The start of a lively family discussion.
In mid-November, while attending a convention in Chicago, Barbara and I decided to do some Christmas shopping at one of our favorite stores. Marshall Field’s was only a block from our hotel, The Palmer House, and there was nothing else planned for the afternoon. We agreed it would be a fun and efficient way to spend the time.
We started on the first floor, bypassing the jewelry department because her family was in the business. Instead, we stopped at the perfume counter, where Barbara made purchases for both her mother and her sister. The shopping continued in the toy department, where she purchased a Barbie® radio for her niece Barbie and an action figure for her nephew Thomas. Next, we went into the men’s department, where we purchased a scarf for her dad.
The only person left to shop for was her brother-in-law Tom. It was my turn to come up with an idea. “Let’s look in the gift department and see what we can find,” I suggested. Barbara agreed, so we rode the escalator up two more floors.
There was a lot to look at, and I was having fun studying what was available, i.e., what I would like. Many of the items were too expensive, but there were several interesting things that were within our budget. We settled on a moderately priced chess set that included a board. After processing our credit card, the salesclerk offered to wrap the gift for us. As I watched her wrap the box, it looked like she would almost get it wrapped only to undo her work and start again. I was getting a bit annoyed by the wait, but I was in a good mood and had no intention of showing my impatience or getting angry.
Then, it happened. Two men approached us from behind. They looked official—not shoppers. Before either of them said a word to us, I thought to myself, we are being arrested! I was right. We walked with them to the elevators and rode up to the top floor. When we arrived, the area seemed to contain only administrative offices. We were guided into a large office with an official looking fellow seated behind a desk. He was flanked by men in chairs. The man behind the desk invited us to sit. We did so, with a sinking feeling. He addressed us by saying he had been told we were shopping with a stolen Marshall Field’s credit card.

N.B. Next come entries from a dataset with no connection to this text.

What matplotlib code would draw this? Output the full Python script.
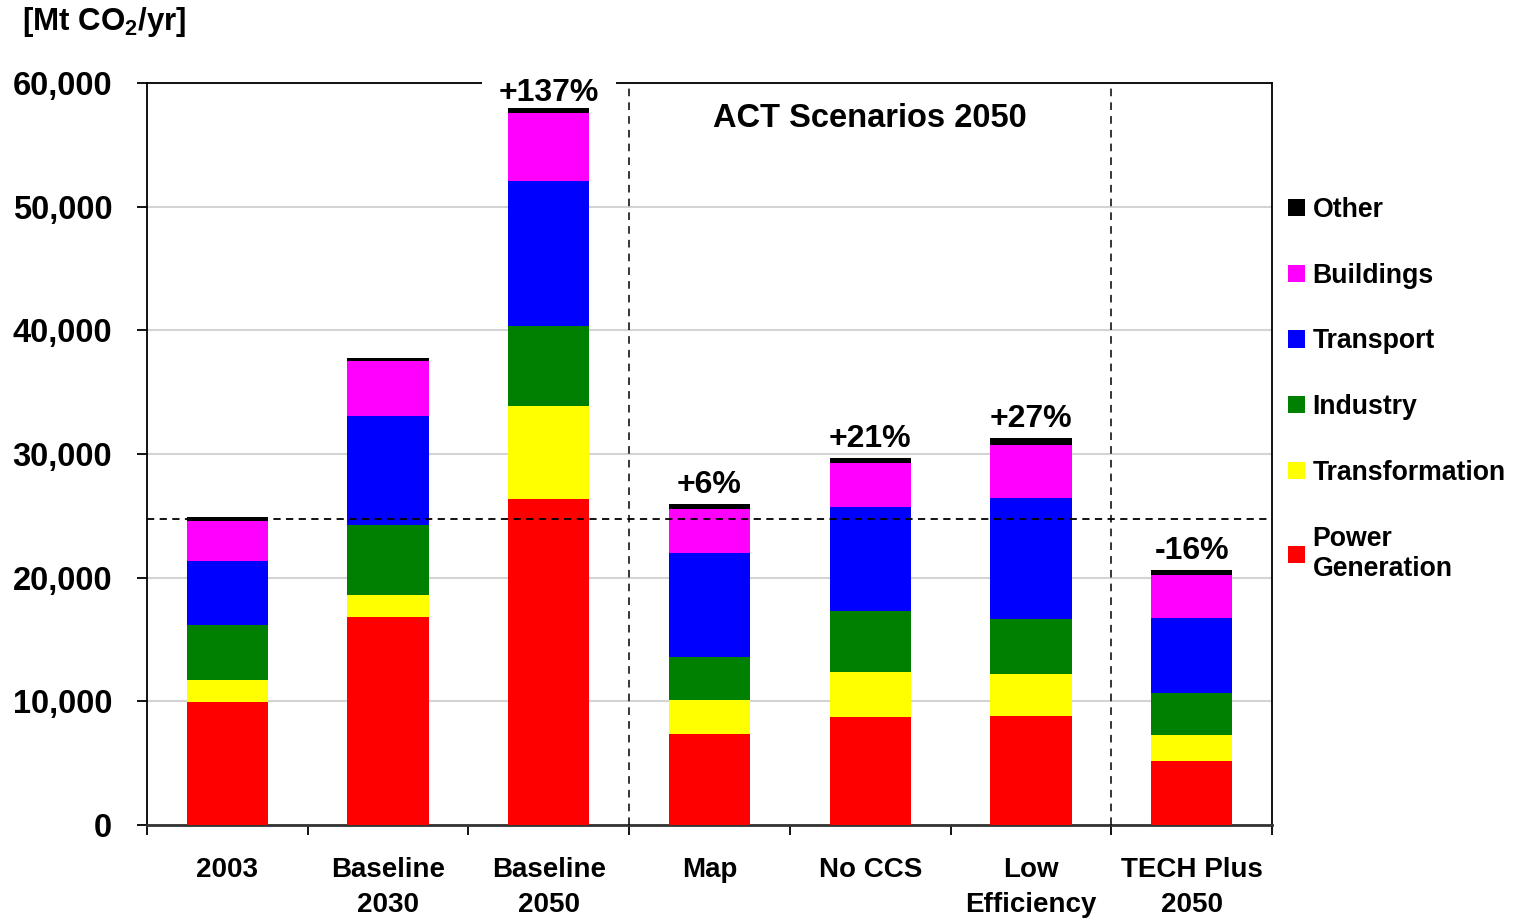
import matplotlib
matplotlib.use("Agg")
import matplotlib.pyplot as plt
import numpy as np

plt.rcParams['font.family'] = ['Liberation Sans', 'DejaVu Sans']
plt.rcParams['font.weight'] = 'bold'
plt.rcParams['mathtext.fontset'] = 'custom'
plt.rcParams['mathtext.rm'] = 'Liberation Sans:bold'
plt.rcParams['mathtext.bf'] = 'Liberation Sans:bold'
plt.rcParams['mathtext.it'] = 'Liberation Sans:bold'

categories = ["2003", "Baseline\n2030", "Baseline\n2050", "Map", "No CCS",
              "Low\nEfficiency", "TECH Plus\n2050"]
sectors = ["Power\nGeneration", "Transformation", "Industry", "Transport", "Buildings", "Other"]
colors = ["#ff0000", "#ffff00", "#008000", "#0000ff", "#ff00ff", "#000000"]

power_generation = [9970, 16820, 26390, 7360, 8760, 8840, 5200]
transformation = [1760, 1780, 7520, 2770, 3610, 3370, 2080]
industry = [4450, 5690, 6470, 3450, 4930, 4450, 3400]
transport = [5170, 8820, 11700, 8410, 8410, 9780, 6060]
buildings = [3240, 4370, 5500, 3560, 3560, 4290, 3480]
other = [320, 320, 400, 400, 400, 570, 400]

pct_labels = ["", "", "+137%", "+6%", "+21%", "+27%", "-16%"]
reference_2003 = 24750
yticks = [0, 10000, 20000, 30000, 40000, 50000, 60000]

series = [power_generation, transformation, industry, transport, buildings, other]

fig = plt.figure(figsize=(15.24, 9.19), dpi=100)
ax = fig.add_axes([0.09646, 0.10229, 0.7382, 0.8074])

x = np.arange(len(categories))
bottom = np.zeros(len(categories))
handles = []
for vals, col, lab in zip(series, colors, sectors):
    b = ax.bar(x, vals, width=0.505, bottom=bottom, color=col, label=lab,
               zorder=3, linewidth=0)
    handles.append(b)
    bottom += np.array(vals)

ax.set_xlim(-0.5, len(categories) - 0.5)
ax.set_ylim(0, 60000)
ax.set_yticks(yticks)
ax.set_yticklabels([f"{v:,}" for v in yticks], fontsize=23.5, fontweight='bold')
ax.yaxis.grid(True, color='#d3d3d3', linewidth=1.5, zorder=0)
ax.set_axisbelow(True)

ax.set_xticks(x)
ax.set_xticklabels(categories, fontsize=20, fontweight='bold', linespacing=1.45)
ax.set_xticks(np.arange(-0.5, len(categories), 1.0), minor=True)
ax.tick_params(axis='x', which='major', length=0, pad=23)
ax.tick_params(axis='x', which='minor', length=7, width=1.3, direction='out')
ax.tick_params(axis='y', which='major', length=7, width=1.3, direction='out', pad=18)

for sp in ax.spines.values():
    sp.set_linewidth(1.3)
    sp.set_color('black')
ax.spines['bottom'].set_linewidth(2.0)
ax.spines['bottom'].set_color('#333333')

ax.axhline(reference_2003, color='black', linestyle=(0, (4, 3)), linewidth=1.3, zorder=4)
for xv in [2.5, 5.5]:
    ax.axvline(xv, color='black', linestyle=(0, (5, 4)), linewidth=1.1, zorder=4)

totals = bottom
for xi, tot, lab in zip(x, totals, pct_labels):
    if not lab:
        continue
    off = 0 if lab == "+137%" else 3
    ax.annotate(lab, (xi, tot), xytext=(0, off), textcoords='offset points',
                ha='center', va='bottom', fontsize=23, fontweight='bold',
                zorder=2.7, annotation_clip=False,
                bbox=dict(facecolor='white', edgecolor='none', pad=12) if lab == "+137%" else None)

ax.text(4, 57100, "ACT Scenarios 2050", ha='center', va='center',
        fontsize=23.5, fontweight='bold', zorder=5)

fig.text(22 / 1524, 1 - 22 / 919, "[Mt CO$_{2}$/yr]", ha='left', va='center',
         fontsize=22.5, fontweight='bold')

leg = fig.legend(handles[::-1], sectors[::-1], loc='upper left',
                 bbox_to_anchor=(1288 / 1524, 1 - 197 / 919), frameon=False,
                 fontsize=19.2, handlelength=0.62, handleheight=0.62,
                 handletextpad=0.3, labelspacing=1.49, borderpad=0, borderaxespad=0)
for t in leg.get_texts():
    t.set_fontweight('bold')
    t.set_linespacing(1.22)

fig.savefig("out.png", dpi=100)
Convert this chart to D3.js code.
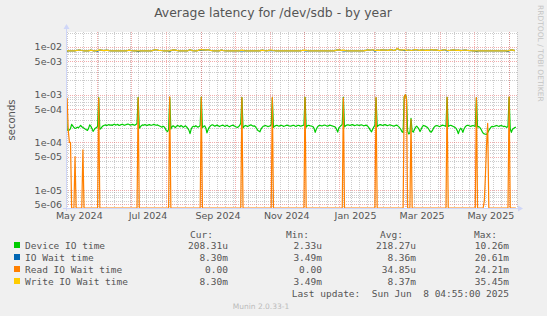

A light went off in my head—like in a cartoon when a fellow finally “gets it.” Ignoring the man behind the desk, I turned to Barbara and began a serious domestic discussion.
“You reported our card stolen, didn’t you?” I asked.
“Well, yes I did,” she said. “Because I thought …”
“Then, why didn’t you remember and not spend half a day shopping with what was reported as a stolen card?” I said.
There was more discussion—civil but edgy. Neither of us was especially angry, just embarrassed and eager to get the situation resolved as quickly as possible. (I wasn’t aware at the time, but I suspect the others in the room were experiencing a combination of humor and sympathy.)
Finally, the man behind the desk interrupted us and said he realized this could happen to anybody. He thanked us for our business and praised my wife for cancelling a credit card she thought had been lost or stolen. “But,” he suggested, “next time, apply for a new one immediately.”
He apologized for any inconvenience and encouraged us to continue our shopping, saying that our credit card would be re-activated immediately. Barbara and I thanked everyone in the room and assured them we had done all the shopping we intended to do—at least for the day.